On Existence of Truthful Fair Cake Cutting Mechanisms

by   Biaoshuai Tao, et al.

We study the fair division problem on divisible heterogeneous resources (the cake cutting problem) with strategic agents, where each agent can manipulate his/her private valuation in order to receive a better allocation. A (direct-revelation) mechanism takes agents' reported valuations as input, and outputs an allocation that satisfies a given fairness requirement. A natural and fundamental open problem, first raised by [Chen et al., 2010] and subsequently raised by [Procaccia, 2013] [Aziz and Ye, 2014] [Branzei and Miltersen, 2015] [Menon and Larson, 2017] [Bei et al., 2017] [Bei et al., 2020], etc., is whether there exists a deterministic, truthful and envy-free (or even proportional) cake cutting mechanism. In this paper, we resolve this open problem by proving that there does not exist a deterministic, truthful and proportional cake cutting mechanism, even in the special case where all of the followings hold: 1. there are only two agents; 2. each agent's valuation is a piecewise-constant function; 3. each agent is hungry: each agent has a strictly positive value on any part of the cake.

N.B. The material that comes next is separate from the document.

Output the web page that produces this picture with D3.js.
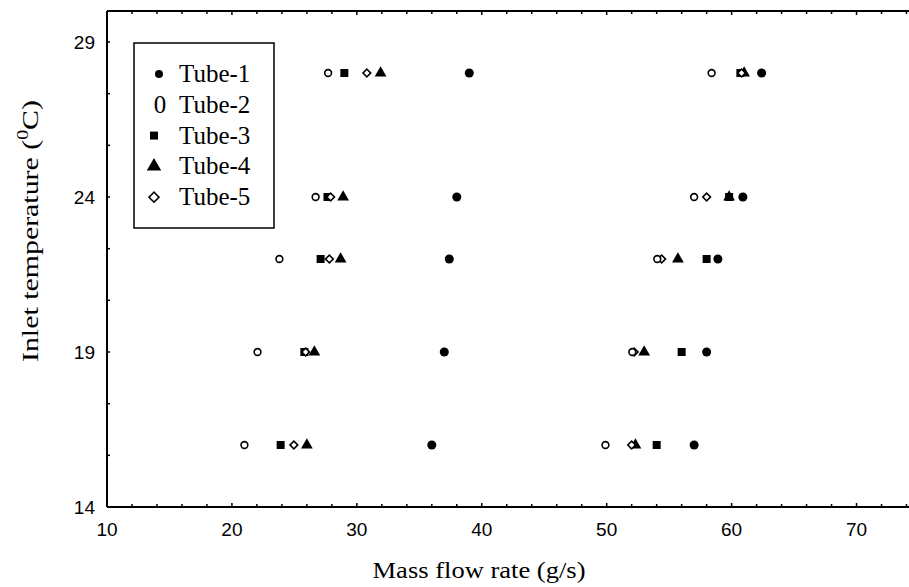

The impossibility result extends to the case where the mechanism is allowed to leave some part of the cake unallocated. To circumvent this impossibility result, we aim to design mechanisms that possess certain degree of truthfulness. Motivated by the kind of truthfulness possessed by the classical I-cut-you-choose protocol, we define a weaker notion of truthfulness: the risk-averse truthfulness. We show that the well-known moving-knife procedure and Even-Paz algorithm do not have this truthful property. We propose a mechanism that is risk-averse truthful and envy-free, and a mechanism that is risk-averse truthful and proportional that always outputs allocations with connected pieces.